What we found is that the high deductible plan was best in most cases. If you had little happen it was cheaper, if you had major problems and max'ed out of pocket the high deductible was cheaper. There was a sweet spot in the middle where the low deductible was cheaper. Note... don't just look at the benefit... include the cost in the analysis. There is more than just the cost analysis... the network (doctors and hospitals) are important to. There is not really a right answer.

Buying insurance can be like investing. you buy a stock that you think has some higher risk and you want some insurance... you buy a put (so you can off load it if it tanks)... you need to decide how much you are willing to pay for what level of protection.

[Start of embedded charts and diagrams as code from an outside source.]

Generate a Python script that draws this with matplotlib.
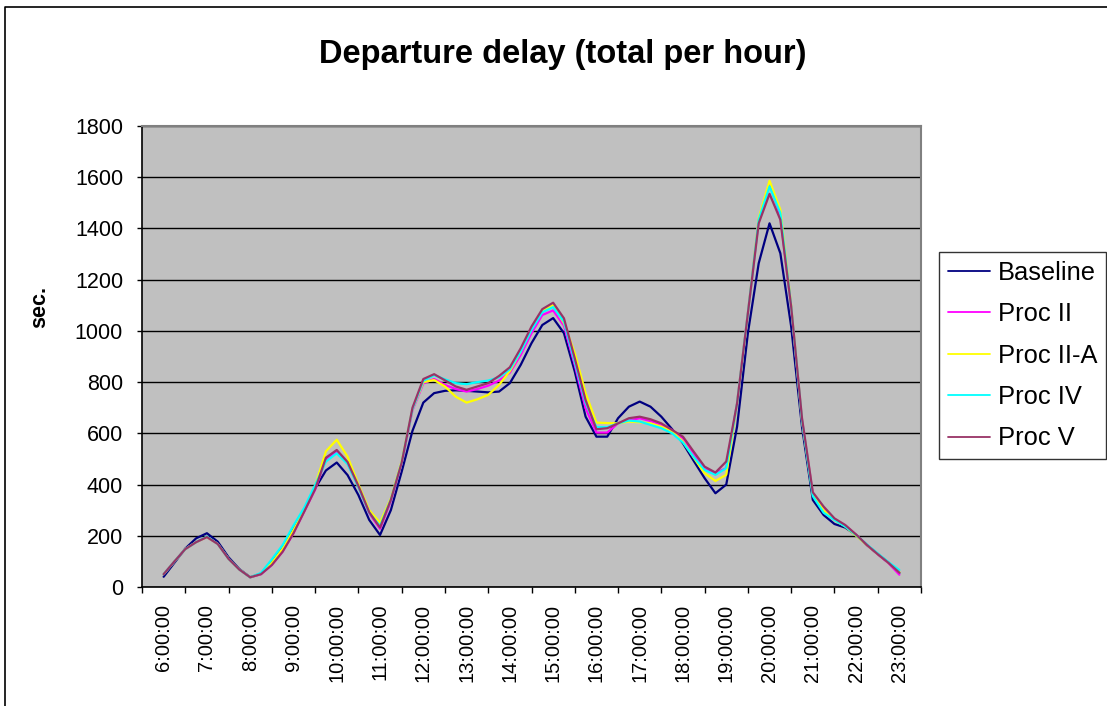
import numpy as np
import matplotlib
matplotlib.use("Agg")
import matplotlib.pyplot as plt
from matplotlib.lines import Line2D

plt.rcParams['font.family'] = ['Liberation Sans', 'DejaVu Sans']

## Data: quarter-hour samples from 6:00 to 23:00
Start_Hour = 6.0
Step_Hours = 0.25

Baseline = [40, 95, 150, 190, 210, 177, 116, 70, 38, 52, 98, 155, 225, 300, 385, 455, 486, 437, 359, 262,
            203, 300, 450, 610, 720, 757, 766, 768, 766, 763, 760, 763, 796, 867, 952, 1023, 1050, 991, 841, 665,
            587, 587, 659, 704, 724, 704, 665, 616, 561, 492, 425, 366, 400, 626, 991, 1264, 1420, 1303, 1017, 626,
            340, 281, 246, 232, 203, 164, 129, 95, 55]
Proc_II = [50, 100, 148, 175, 195, 168, 110, 68, 38, 50, 86, 138, 210, 295, 380, 500, 530, 483, 392, 288,
           227, 335, 483, 690, 795, 812, 789, 773, 763, 773, 786, 806, 837, 906, 991, 1062, 1080, 1020, 867, 698,
           603, 603, 639, 650, 659, 648, 633, 613, 580, 515, 460, 445, 464, 717, 1069, 1434, 1577, 1450, 1095, 652,
           365, 305, 265, 240, 203, 164, 128, 93, 48]
Proc_II_A = [50, 100, 148, 175, 195, 168, 110, 68, 38, 52, 95, 150, 222, 300, 395, 530, 575, 509, 401, 300,
             251, 345, 490, 695, 800, 808, 783, 743, 720, 733, 750, 789, 843, 919, 1007, 1079, 1100, 1030, 913, 757,
             642, 640, 639, 646, 643, 639, 626, 607, 568, 505, 444, 414, 438, 717, 1069, 1440, 1586, 1473, 1100, 652,
             360, 300, 262, 236, 200, 164, 129, 95, 58]
Proc_IV = [50, 100, 148, 175, 197, 168, 110, 68, 38, 55, 108, 164, 240, 310, 398, 490, 522, 480, 390, 290,
           238, 340, 485, 695, 805, 827, 811, 796, 792, 800, 806, 819, 850, 919, 1004, 1073, 1093, 1036, 879, 719,
           624, 624, 639, 650, 646, 633, 620, 600, 564, 507, 457, 438, 464, 717, 1069, 1434, 1564, 1460, 1095, 652,
           355, 290, 262, 236, 203, 166, 131, 97, 66]
Proc_V = [50, 100, 148, 175, 195, 168, 110, 68, 38, 50, 86, 138, 210, 295, 382, 505, 535, 488, 395, 292,
          232, 340, 485, 700, 812, 831, 807, 783, 770, 783, 796, 824, 858, 932, 1017, 1085, 1110, 1049, 893, 730,
          616, 620, 639, 659, 665, 655, 639, 613, 587, 528, 470, 447, 490, 717, 1069, 1420, 1535, 1434, 1095, 660,
          370, 314, 268, 242, 205, 164, 128, 94, 56]

Series_Names = ["Baseline", "Proc II", "Proc II-A", "Proc IV", "Proc V"]
Series_Values = [Baseline, Proc_II, Proc_II_A, Proc_IV, Proc_V]
Series_Colours = ["#000080", "#FF00FF", "#FFFF00", "#00FFFF", "#993366"]

Hour_Labels = [f"{h}:00:00" for h in range(6, 24)]

Time_Hours = Start_Hour + Step_Hours * np.arange(len(Baseline))

##################
## Graph making ##
##################

fig = plt.figure(figsize=(11.07, 7.06), dpi=100)
fig.patch.set_facecolor("white")
ax = fig.add_axes([142/1107, 1-587/706, (921-142)/1107, (587-126)/706])
ax.set_facecolor("#C0C0C0")

for Name, Values, Colour in zip(Series_Names, Series_Values, Series_Colours):
    ax.plot(Time_Hours, Values, color=Colour, linewidth=1.6, label=Name,
            solid_joinstyle="round", solid_capstyle="round")

## Axes limits and gridlines
ax.set_xlim(5.5, 23.5)
ax.set_ylim(0, 1800)
ax.set_yticks(np.arange(0, 1801, 200))
ax.yaxis.grid(True, color="black", linewidth=1.0)
ax.set_axisbelow(True)

## Category style x axis: tick marks between hours, labels on the hours
ax.set_xticks(np.arange(5.5, 23.6, 1.0))
ax.set_xticklabels([])
ax.set_xticks(np.arange(6, 23.1, 1.0), minor=True)
ax.set_xticklabels(Hour_Labels, minor=True, rotation=90, fontsize=14.5)
ax.tick_params(axis="x", which="major", direction="out", length=4.5, width=1)
ax.tick_params(axis="x", which="minor", length=0, pad=12)
ax.tick_params(axis="y", direction="out", length=3.6, width=1, pad=10, labelsize=15.5)

for side in ["top", "right"]:
    ax.spines[side].set_color("#808080")
    ax.spines[side].set_linewidth(1.5)
for side in ["left", "bottom"]:
    ax.spines[side].set_color("black")
    ax.spines[side].set_linewidth(1.2)

## Title and y label
fig.text(563/1107, 1-54/706, "Departure delay (total per hour)", ha="center", va="center",
         fontsize=23.5, fontweight="bold")
fig.text(40/1107, 1-307/706, "sec.", ha="center", va="center", rotation=90,
         fontsize=15.5, fontweight="bold")

## Legend on the right
legend = fig.legend(loc="upper left", bbox_to_anchor=(939/1107, 1-252/706), fontsize=18.4,
                    frameon=True, fancybox=False, handlelength=1.65, handletextpad=0.3,
                    labelspacing=0.68, borderpad=0.35, borderaxespad=0)
frame = legend.get_frame()
frame.set_edgecolor("black")
frame.set_facecolor("white")
frame.set_linewidth(1.0)
for line in legend.get_lines():
    line.set_linewidth(1.3)

## Chart border
fig.add_artist(Line2D([5/1107, 5/1107, 1.0], [0.0, 1-7/706, 1-7/706], transform=fig.transFigure,
                      color="black", linewidth=1.2))

plt.savefig("out.png", dpi=100)
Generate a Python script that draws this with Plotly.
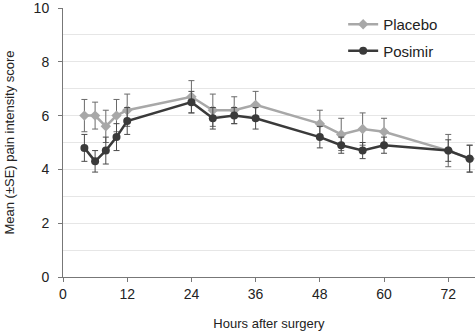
import plotly.graph_objects as go

hours = [4, 6, 8, 10, 12, 24, 28, 32, 36, 48, 52, 56, 60, 72, 76]
placebo = [6.0, 6.0, 5.6, 6.0, 6.2, 6.7, 6.2, 6.2, 6.4, 5.7, 5.3, 5.5, 5.4, 4.7, 4.4]
placebo_se = [0.6, 0.5, 0.6, 0.6, 0.6, 0.6, 0.6, 0.5, 0.5, 0.5, 0.6, 0.6, 0.5, 0.6, 0.5]
posimir = [4.8, 4.3, 4.7, 5.2, 5.8, 6.5, 5.9, 6.0, 5.9, 5.2, 4.9, 4.7, 4.9, 4.7, 4.4]
posimir_se = [0.5, 0.4, 0.5, 0.5, 0.5, 0.4, 0.4, 0.3, 0.4, 0.4, 0.3, 0.3, 0.3, 0.4, 0.5]

fig = go.Figure()
fig.add_trace(go.Scatter(
    x=hours, y=placebo, name="Placebo", mode="lines+markers", legendgroup="a",
    line=dict(color="#a8a8a8", width=2.5),
    marker=dict(symbol="diamond", size=8, color="#a8a8a8"),
    error_y=dict(type="data", array=placebo_se, color="#6a6a6a", thickness=1, width=3),
))
fig.add_trace(go.Scatter(
    x=hours, y=posimir, name="Posimir", mode="lines+markers", legendgroup="b",
    line=dict(color="#3a3a3a", width=2.5),
    marker=dict(symbol="circle", size=8, color="#3a3a3a"),
    error_y=dict(type="data", array=posimir_se, color="#4a4a4a", thickness=1, width=3),
))

fig.update_layout(
    width=475, height=334,
    margin=dict(l=63, r=0, t=6, b=57),
    paper_bgcolor="white", plot_bgcolor="white",
    font=dict(family="Arial, Liberation Sans, sans-serif", color="#222222"),
    legend=dict(x=0.68, y=1.0, xanchor="left", yanchor="top",
                font=dict(size=15), bgcolor="rgba(0,0,0,0)", tracegroupgap=4),
    showlegend=True,
)
fig.update_xaxes(
    range=[0, 77], tickvals=[0, 12, 24, 36, 48, 60, 72],
    showgrid=False, zeroline=False, showline=True, linecolor="#777777", linewidth=1,
    ticks="outside", ticklen=4, tickcolor="#777777", tickfont=dict(size=14),
    title=dict(text="Hours after surgery", font=dict(size=13), standoff=18),
)
fig.update_yaxes(
    range=[0, 10], tickvals=[0, 2, 4, 6, 8, 10],
    showgrid=True, gridcolor="#e6e6e6", gridwidth=1,
    minor=dict(dtick=1, showgrid=True, gridcolor="#e6e6e6"),
    zeroline=False, showline=True, linecolor="#777777", linewidth=1,
    ticks="outside", ticklen=4, tickcolor="#777777", tickfont=dict(size=14),
    ticklabelstandoff=6, ticklabeloverflow="allow",
    title=dict(text="Mean (±SE) pain intensity score", font=dict(size=13), standoff=16),
)

fig.write_html("out.html")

Be careful on the "I'm healthy"...that can change very quickly. I had got off my blood pressure meds and was taking 1/4 pill every other day of a cholesterol med... see the doc twice a year. All or a sudden a couple light headed spells and within a week I had a pacemaker. Pacemakers cost a tad more than broken bones... I still think I'm in good health for that matter.. just an electrical problem. Still have the 2 PCP visits a year. Add to that 1 short visit with the cardiologist and 2 data dumps from the pacemaker.

picking the most affordable health insurance is a bit more involved than just price... or metal type. Remember you are paying someone to cover some of your risk. Decide how much you are willing to pay for it... and count the cost of health insurance as part of your health care cost when evaluating.